- **Dataset extract**:
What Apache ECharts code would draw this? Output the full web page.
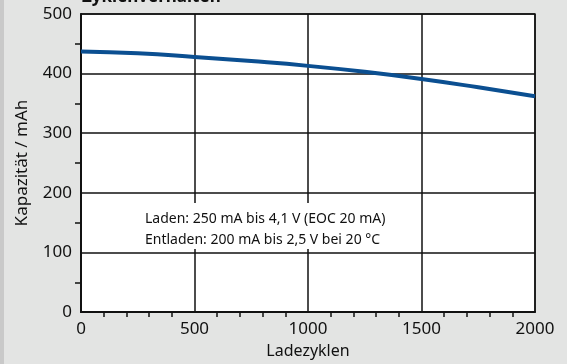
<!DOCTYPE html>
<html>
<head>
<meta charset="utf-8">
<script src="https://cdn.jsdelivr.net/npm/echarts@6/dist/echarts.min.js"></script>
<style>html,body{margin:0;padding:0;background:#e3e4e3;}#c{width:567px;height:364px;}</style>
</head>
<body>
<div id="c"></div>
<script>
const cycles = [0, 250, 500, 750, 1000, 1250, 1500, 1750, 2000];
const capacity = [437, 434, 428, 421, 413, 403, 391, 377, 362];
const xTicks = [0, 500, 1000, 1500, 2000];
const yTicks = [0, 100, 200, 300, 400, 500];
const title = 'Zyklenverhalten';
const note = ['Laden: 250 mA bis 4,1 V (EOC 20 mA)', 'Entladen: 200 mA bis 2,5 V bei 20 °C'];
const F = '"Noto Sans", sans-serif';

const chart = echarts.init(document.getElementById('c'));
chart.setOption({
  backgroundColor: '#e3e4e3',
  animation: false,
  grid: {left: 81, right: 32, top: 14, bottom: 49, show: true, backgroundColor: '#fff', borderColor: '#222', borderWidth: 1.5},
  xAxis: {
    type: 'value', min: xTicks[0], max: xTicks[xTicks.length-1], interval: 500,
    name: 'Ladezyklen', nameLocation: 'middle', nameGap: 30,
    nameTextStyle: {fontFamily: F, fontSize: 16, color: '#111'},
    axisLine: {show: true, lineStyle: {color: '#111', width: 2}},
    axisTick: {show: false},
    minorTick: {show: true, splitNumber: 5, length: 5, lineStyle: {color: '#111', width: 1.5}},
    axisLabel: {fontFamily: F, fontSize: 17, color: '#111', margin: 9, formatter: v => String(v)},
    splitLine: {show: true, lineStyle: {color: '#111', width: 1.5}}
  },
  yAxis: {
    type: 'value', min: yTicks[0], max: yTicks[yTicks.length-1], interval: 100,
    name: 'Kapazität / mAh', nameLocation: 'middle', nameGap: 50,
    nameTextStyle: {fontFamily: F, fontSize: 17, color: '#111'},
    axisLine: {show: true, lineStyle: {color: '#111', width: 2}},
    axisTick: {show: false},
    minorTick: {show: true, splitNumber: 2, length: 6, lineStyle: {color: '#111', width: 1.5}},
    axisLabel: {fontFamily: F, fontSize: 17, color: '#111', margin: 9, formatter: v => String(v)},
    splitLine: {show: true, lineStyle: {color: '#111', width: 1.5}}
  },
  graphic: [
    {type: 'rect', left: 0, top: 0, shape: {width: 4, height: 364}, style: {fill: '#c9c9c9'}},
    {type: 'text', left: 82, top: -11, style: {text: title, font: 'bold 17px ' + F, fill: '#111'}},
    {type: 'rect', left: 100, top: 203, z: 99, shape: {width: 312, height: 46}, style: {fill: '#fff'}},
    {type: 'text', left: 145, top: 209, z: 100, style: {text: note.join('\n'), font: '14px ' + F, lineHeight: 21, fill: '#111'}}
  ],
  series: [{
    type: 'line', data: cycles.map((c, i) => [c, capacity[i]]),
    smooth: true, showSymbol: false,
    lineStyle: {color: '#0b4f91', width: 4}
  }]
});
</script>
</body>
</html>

* * *

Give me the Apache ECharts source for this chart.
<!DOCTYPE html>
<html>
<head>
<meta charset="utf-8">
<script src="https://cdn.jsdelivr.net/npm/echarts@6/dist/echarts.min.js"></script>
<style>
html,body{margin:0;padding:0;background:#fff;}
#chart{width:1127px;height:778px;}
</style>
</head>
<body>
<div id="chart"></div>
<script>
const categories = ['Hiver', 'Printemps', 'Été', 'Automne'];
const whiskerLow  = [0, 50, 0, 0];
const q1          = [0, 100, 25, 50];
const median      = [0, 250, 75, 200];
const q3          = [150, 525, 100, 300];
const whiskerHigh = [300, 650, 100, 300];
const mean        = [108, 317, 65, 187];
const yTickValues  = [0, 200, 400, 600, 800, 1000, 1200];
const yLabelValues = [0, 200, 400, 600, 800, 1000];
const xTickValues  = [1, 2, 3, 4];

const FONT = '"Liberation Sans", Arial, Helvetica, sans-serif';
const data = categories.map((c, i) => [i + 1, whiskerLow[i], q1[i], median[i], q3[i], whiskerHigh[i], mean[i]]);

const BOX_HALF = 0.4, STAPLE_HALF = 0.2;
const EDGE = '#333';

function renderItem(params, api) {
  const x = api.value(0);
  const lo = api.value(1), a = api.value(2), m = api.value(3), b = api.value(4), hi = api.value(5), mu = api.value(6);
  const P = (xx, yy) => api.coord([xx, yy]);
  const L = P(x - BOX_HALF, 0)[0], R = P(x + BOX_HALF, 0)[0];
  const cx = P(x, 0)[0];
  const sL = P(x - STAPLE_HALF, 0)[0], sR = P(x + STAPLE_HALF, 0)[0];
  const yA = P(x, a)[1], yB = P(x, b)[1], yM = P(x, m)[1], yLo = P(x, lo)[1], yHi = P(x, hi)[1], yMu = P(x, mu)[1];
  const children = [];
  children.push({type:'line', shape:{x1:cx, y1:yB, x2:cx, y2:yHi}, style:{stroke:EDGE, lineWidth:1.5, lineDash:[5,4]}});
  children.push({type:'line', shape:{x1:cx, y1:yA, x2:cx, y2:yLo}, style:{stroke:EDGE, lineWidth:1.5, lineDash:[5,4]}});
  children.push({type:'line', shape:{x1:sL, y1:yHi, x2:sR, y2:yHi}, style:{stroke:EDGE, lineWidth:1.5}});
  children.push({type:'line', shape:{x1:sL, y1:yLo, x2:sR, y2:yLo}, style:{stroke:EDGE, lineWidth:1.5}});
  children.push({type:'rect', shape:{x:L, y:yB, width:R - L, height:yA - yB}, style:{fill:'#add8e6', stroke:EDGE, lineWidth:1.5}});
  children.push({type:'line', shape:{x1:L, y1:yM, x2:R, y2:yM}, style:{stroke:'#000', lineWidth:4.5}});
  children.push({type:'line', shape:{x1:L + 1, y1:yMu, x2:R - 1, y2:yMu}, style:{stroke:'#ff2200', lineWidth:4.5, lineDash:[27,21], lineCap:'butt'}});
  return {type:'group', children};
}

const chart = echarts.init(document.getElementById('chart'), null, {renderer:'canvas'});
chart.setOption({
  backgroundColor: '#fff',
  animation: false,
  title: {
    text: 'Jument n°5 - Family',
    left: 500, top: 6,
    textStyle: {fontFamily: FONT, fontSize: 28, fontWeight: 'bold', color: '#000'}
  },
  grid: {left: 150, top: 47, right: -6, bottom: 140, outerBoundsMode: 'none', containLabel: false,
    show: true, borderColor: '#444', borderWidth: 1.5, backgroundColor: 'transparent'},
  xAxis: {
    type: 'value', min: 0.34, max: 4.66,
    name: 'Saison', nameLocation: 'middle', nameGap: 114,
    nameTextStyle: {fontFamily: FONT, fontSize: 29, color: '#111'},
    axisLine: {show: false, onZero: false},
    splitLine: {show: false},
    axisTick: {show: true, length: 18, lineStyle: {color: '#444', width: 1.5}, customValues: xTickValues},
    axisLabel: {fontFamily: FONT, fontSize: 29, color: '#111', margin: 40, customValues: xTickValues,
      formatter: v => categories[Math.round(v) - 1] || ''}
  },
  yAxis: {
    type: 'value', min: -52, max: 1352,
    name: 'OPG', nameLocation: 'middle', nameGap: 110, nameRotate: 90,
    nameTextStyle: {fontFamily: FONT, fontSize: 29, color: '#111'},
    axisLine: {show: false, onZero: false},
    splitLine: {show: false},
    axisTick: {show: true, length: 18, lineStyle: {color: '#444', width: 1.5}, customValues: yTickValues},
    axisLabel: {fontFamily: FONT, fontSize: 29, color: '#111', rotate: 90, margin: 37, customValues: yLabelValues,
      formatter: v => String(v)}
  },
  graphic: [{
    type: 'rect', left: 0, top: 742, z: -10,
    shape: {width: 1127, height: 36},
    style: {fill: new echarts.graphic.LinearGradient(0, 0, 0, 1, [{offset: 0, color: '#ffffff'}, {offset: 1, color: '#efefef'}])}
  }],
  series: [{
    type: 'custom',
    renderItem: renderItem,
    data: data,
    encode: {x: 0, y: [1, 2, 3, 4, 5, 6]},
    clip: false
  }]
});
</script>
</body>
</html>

* * *

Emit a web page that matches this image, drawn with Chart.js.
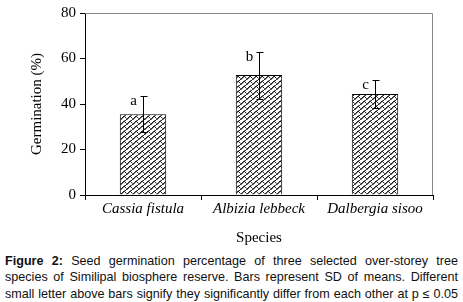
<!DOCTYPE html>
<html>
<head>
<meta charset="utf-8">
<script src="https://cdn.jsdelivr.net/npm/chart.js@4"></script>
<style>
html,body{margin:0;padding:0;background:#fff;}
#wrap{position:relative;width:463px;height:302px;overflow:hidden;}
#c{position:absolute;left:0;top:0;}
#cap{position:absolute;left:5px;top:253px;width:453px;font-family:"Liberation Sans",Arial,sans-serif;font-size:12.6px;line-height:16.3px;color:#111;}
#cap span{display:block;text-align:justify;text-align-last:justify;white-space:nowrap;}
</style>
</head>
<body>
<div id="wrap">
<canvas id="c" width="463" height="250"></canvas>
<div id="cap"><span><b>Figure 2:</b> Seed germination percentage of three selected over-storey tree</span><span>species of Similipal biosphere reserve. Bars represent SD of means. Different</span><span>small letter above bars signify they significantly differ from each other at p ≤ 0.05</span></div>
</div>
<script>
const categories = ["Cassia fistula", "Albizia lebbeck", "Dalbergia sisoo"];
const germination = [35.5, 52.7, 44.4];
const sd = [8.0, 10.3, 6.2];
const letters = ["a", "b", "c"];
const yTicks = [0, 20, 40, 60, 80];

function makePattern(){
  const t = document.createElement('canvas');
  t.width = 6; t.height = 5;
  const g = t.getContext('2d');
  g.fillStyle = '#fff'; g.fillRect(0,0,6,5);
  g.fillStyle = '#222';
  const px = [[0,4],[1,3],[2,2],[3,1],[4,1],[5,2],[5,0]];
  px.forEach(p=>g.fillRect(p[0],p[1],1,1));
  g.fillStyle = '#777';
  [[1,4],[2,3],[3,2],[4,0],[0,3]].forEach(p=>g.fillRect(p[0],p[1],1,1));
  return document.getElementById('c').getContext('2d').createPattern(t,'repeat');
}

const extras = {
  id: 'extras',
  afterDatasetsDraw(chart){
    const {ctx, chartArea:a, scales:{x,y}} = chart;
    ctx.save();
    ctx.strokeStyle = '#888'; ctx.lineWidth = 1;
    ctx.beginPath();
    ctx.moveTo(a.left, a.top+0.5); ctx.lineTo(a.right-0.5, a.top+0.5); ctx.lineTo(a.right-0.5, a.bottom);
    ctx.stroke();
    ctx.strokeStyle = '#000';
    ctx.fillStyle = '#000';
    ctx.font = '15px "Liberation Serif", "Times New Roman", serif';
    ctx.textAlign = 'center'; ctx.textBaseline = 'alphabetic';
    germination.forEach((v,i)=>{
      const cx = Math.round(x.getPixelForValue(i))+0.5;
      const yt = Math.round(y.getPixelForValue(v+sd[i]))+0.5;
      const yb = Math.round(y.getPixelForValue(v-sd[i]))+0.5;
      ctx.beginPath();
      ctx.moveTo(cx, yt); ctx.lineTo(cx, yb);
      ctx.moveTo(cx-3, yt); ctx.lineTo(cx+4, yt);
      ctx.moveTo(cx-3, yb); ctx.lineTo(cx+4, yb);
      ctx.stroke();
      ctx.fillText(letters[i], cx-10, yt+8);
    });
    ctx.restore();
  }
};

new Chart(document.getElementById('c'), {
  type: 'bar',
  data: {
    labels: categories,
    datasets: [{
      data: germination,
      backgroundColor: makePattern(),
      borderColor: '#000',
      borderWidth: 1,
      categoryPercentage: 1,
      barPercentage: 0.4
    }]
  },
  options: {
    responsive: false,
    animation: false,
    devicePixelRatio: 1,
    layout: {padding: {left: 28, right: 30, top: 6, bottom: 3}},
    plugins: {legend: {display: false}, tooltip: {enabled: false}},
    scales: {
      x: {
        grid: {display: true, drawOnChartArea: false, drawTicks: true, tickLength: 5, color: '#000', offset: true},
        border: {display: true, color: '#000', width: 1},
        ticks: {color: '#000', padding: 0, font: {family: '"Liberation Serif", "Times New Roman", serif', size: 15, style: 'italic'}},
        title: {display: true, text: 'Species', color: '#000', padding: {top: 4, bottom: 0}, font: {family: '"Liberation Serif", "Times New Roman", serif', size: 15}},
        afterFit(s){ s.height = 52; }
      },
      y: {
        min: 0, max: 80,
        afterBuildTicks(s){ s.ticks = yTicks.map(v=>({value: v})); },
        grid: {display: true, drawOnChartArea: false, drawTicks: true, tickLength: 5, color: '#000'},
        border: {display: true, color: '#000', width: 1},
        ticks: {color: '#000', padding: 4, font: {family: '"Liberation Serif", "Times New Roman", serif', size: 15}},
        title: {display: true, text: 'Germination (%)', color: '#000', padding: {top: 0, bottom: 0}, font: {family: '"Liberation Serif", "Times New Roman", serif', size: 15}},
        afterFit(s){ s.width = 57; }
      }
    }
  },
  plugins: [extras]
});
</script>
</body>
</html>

- **Task to carry out**:
Copy out all lines above that include the string "this".

- **The result**:
What Apache ECharts code would draw this? Output the full web page.
Give me the Apache ECharts source for this chart.
Emit a web page that matches this image, drawn with Chart.js.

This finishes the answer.